THE IMPULSE BUY. THE MUST-HAVE DISCOVERY. The new obsession. These are the flea market enchantments that divert us from our carefully prepared want lists. And we’re usually glad of it. The unexpected find can feel like a lottery win.
But I’ve made a resolution for
2019 (yes, already). My flea-market excursions will cover more territory and focus on one theme: my personal list of mantique holy grails. Of course, the holiday season is upon us, so anybody who has me on a gift list is welcome to preempt my quest. Be warned, though, my heart’s desires run toward the pricey.
Grail number one: a vintage comic book spinner rack. The passion involved here is 100 percent baby boomer nostalgia. In my mind’s eye, I keep turning and turning a chock-full rack of 10-cent memories. That means its old-timey authenticity is going to be more important than condition. If it spins, I’d be fine with some rust and a broken weld or two amid the wire slots. The best ones I’ve seen offered online still have tin-lithograph “COMICS” signs on top and start at (ouch!) $700.

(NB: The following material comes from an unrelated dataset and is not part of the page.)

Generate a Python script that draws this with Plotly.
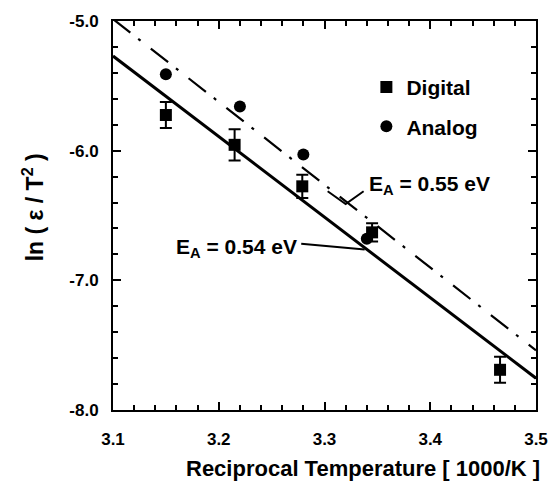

Grail number two: a sports card vending machine. More boomer yearning? I would dare to describe it differently, as, ahem, industrial art. I had one for a couple of years; it was an aged metallic red and still capable of dispensing cards at three for a nickel. I didn’t appreciate what I had, however, and didn’t want to lug it across country when I moved. Now I’m in reacquisition mode, preferably for one with original display cards that would date it—i dream—to the late ’50s.
Grail number three: Once again, what I want is simply what I want back. My electric guitar from teenagerhood was a hollow body Harmony in an intense red. It ended up mangled by airline baggage handlers, and I don’t feel I can relive the ’60s without another. Unfortunately, I’m not alone. If there are droves of guys chasing Fender Stratocasters, there are at least packs of aficionados pursuing my Harmony. Thing is, I’d settle for one in less than good working order. Merely showing it off in a selfie might be as much of a ’60s tribute as I should prudently attempt.
Realistically, I may have more than a oneyear mission in front of me. But the downside is actually an awfully sweet upside: I might have to go to dozens of flea markets I’ve never been to before.